Attendees discussed the Army’s draft solicitation for the new weapon system, which will replace the current M9 standard Army sidearm, Dawson said in an Oct. 31 Army news release. The Army issued the draft solicitation, which identifies design and performance requirements for the new handgun system, Sept. 29. The draft solicitation calls for a commercially available weapon tailored to the unique needs of the military services.

The solicitation specified no particular caliber, but the Army is seeking a handgun system that outperforms its current sidearm. The Army is also seeking a modular weapon, meaning it allows adjustments to fit all hand sizes.

Since the M9 entered the Army’s inventory in 1986, handgun technology has advanced significantly with the introduction of lighter weight materials, ergonomics and rails for accessories, Dawson said. Through the competition, the Army intends to replace the M9 with a state-of-the-art handgun.

Current plans call for the Army to purchase more than 280,000 handguns from a single vendor, with delivery of the first new handgun systems scheduled for 2017. The Army also plans to buy approximately 7,000 sub-compact versions of the handgun. The other military services participating in the MHS program may order an additional 212,000 systems above the Army quantity.

Army officials plan to release a final solicitation for the MHS in January, Dawson said in the release.

The Army held two previous industry days at Picatinny Arsenal, N.J., Dec. 18, 2013, and July 29. The purpose of these industry days was to enhance vendor-government communications by involving likely competitors throughout the planning process. The days also allowed the Army to obtain their feedback on whether the products and proposed strategy are achievable and affordable.

During the industry day meetings, Army representatives discussed details about the “more accurate, ergonomic, reliable, durable and maintainable” handgun system the service seeks to buy through full and open competition, Dawson said.

Throughout the process, the Army encouraged industry attendees to suggest ways in which the Army can improve the plan and process. The Army has adopted a number of suggestions and ideas, according to the release.

The competition itself will choose a handgun that performs best in the hands of warfighters who will play a critical part in the evaluation. More than 550 military personnel from all of the services will participate and provide feedback on the performance of each of the candidate system after firing them in simulated combat scenarios.

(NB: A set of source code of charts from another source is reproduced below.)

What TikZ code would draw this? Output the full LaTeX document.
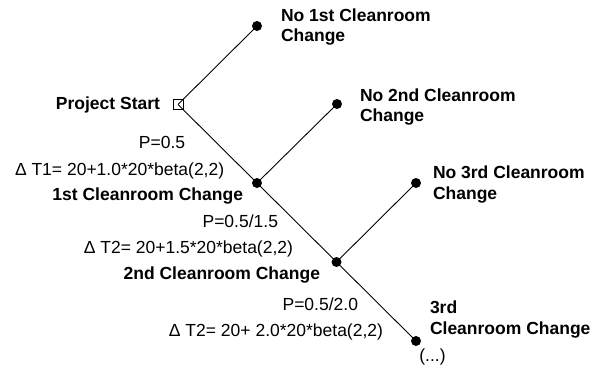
\documentclass[tikz,border=0pt]{standalone}
\usepackage{fontspec}
\setmainfont{Liberation Sans}
\begin{document}
\begin{tikzpicture}[x=1pt,y=-1pt,
  every node/.style={inner sep=0pt, outer sep=0pt, font=\fontsize{17.5}{20}\selectfont},
  bold/.style={font=\fontsize{17.5}{20}\selectfont\bfseries},
  dot/.style={circle, fill=black, minimum size=10pt},
  startbox/.style={draw, line width=0.8pt, minimum size=10pt},
  branch/.style={line width=0.9pt}]
\useasboundingbox (0,0) rectangle (602,367);
% tree nodes
\node[startbox] (start) at (178,104.5) {};
\node[dot] (e1) at (257,26) {};
\node[dot] (n1) at (257,183) {};
\node[dot] (e2) at (337,104) {};
\node[dot] (n2) at (336.5,262) {};
\node[dot] (e3) at (416,183) {};
\node[dot] (n3) at (416,341) {};
% connectors
\draw[branch] (start.center) -- (e1.center);
\draw[branch] (start.center) -- (n1.center);
\draw[branch] (n1.center) -- (e2.center);
\draw[branch] (n1.center) -- (n2.center);
\draw[branch] (n2.center) -- (e3.center);
\draw[branch] (n2.center) -- (n3.center);
% labels
\node[bold, anchor=base east] (lstart) at (160,109.5) {Project Start};
\node[bold, anchor=west, align=left] (le1) at (281,26.7) {No 1st Cleanroom\\Change};
\node[bold, anchor=west, align=left] (le2) at (360,106.7) {No 2nd Cleanroom\\Change};
\node[bold, anchor=west, align=left, font=\fontsize{17.5}{21}\selectfont\bfseries] (le3) at (433,184.2) {No 3rd Cleanroom\\Change};
\node[anchor=base] (p1) at (162,148) {P=0.5};
\node[anchor=base west] (t1) at (15,175) {Δ T1= 20+1.0*20*beta(2,2)};
\node[bold, anchor=base east] (ln1) at (243,200) {1st Cleanroom Change};
\node[anchor=base east] (p2) at (278,227) {P=0.5/1.5};
\node[anchor=base east] (t2) at (293,253) {Δ T2= 20+1.5*20*beta(2,2)};
\node[bold, anchor=base east] (ln2) at (320,279) {2nd Cleanroom Change};
\node[anchor=base east] (p3) at (358,310) {P=0.5/2.0};
\node[anchor=base east] (t3) at (383,336) {Δ T2= 20+ 2.0*20*beta(2,2)};
\node[bold, anchor=west, align=left, font=\fontsize{17.5}{21}\selectfont\bfseries] (ln3) at (430,319.2) {3rd\\Cleanroom Change};
\node (more) at (432.5,357) {(...)};
\end{tikzpicture}
\end{document}
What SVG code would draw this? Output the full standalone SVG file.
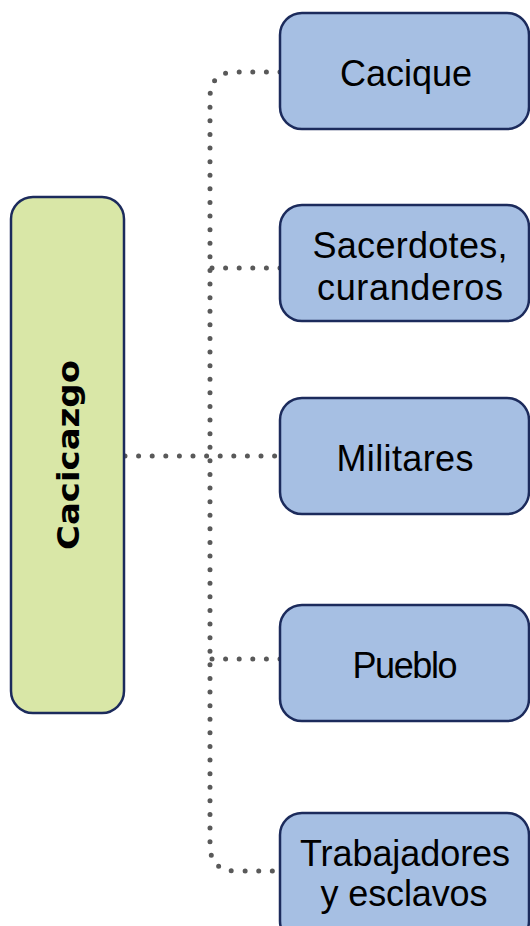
<svg xmlns="http://www.w3.org/2000/svg" width="530" height="926" viewBox="0 0 530 926">
<style>
.conn{fill:none;stroke:#595959;stroke-width:5;stroke-linecap:round;stroke-dasharray:0 13.6}
.box{fill:#a6bfe3;stroke:#1c2b5c;stroke-width:2.5}
.root{fill:#d9e7a7;stroke:#1c2b5c;stroke-width:2.5}
.lbl{font-family:"Liberation Sans",Arial,sans-serif;font-size:36px;fill:#000;text-anchor:middle}
.rlbl{font-family:"DejaVu Sans","Liberation Sans",sans-serif;font-weight:bold;font-size:31px;fill:#000;text-anchor:middle}
</style>
<rect width="530" height="926" fill="#fff"/>
<g id="connectors">
<path class="conn" d="M280,72 H236 Q210,72 210,98 V845 Q210,871 236,871 H280"/>
<path class="conn" d="M280,268 H210"/>
<path class="conn" d="M125,456 H280"/>
<path class="conn" d="M280,659 H210"/>
</g>
<g id="cacicazgo">
<rect class="root" x="11" y="197" width="113" height="516" rx="22"/>
<text class="rlbl" transform="translate(79,455) rotate(-90)" textLength="190" lengthAdjust="spacingAndGlyphs">Cacicazgo</text>
</g>
<g id="cacique">
<rect class="box" x="280" y="13" width="249" height="116" rx="22"/>
<text class="lbl" x="406" y="86" textLength="132">Cacique</text>
</g>
<g id="sacerdotes">
<rect class="box" x="280" y="205" width="249" height="116" rx="22"/>
<text class="lbl" x="410" y="258" textLength="195">Sacerdotes,</text>
<text class="lbl" x="410" y="300" textLength="186">curanderos</text>
</g>
<g id="militares">
<rect class="box" x="280" y="398" width="249" height="116" rx="22"/>
<text class="lbl" x="405" y="471" textLength="137">Militares</text>
</g>
<g id="pueblo">
<rect class="box" x="280" y="605" width="249" height="116" rx="22"/>
<text class="lbl" x="405" y="678" textLength="105">Pueblo</text>
</g>
<g id="trabajadores">
<rect class="box" x="280" y="813" width="249" height="130" rx="22"/>
<text class="lbl" x="405" y="866" textLength="210">Trabajadores</text>
<text class="lbl" x="404" y="906" textLength="167">y esclavos</text>
</g>
</svg>
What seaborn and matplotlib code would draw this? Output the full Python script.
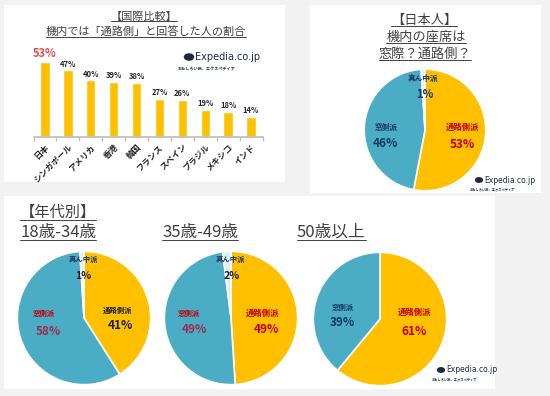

This particular warfighter assessment is an important part of the evaluation process.

The Army spent years on an effort to search for a replacement for its M4 carbine, but ended up terminating the competition before it was complete and adopting the improved M4A1 version used by special operations forces.

Beretta officials maintain that the company has offered to upgrade M9 many times. The Marine Corps adopted the M9A1 in 2006 that features a rail for attaching lights or lasers, checkering on the front and back of the grip and a beveled magazine well for smoother magazine changes.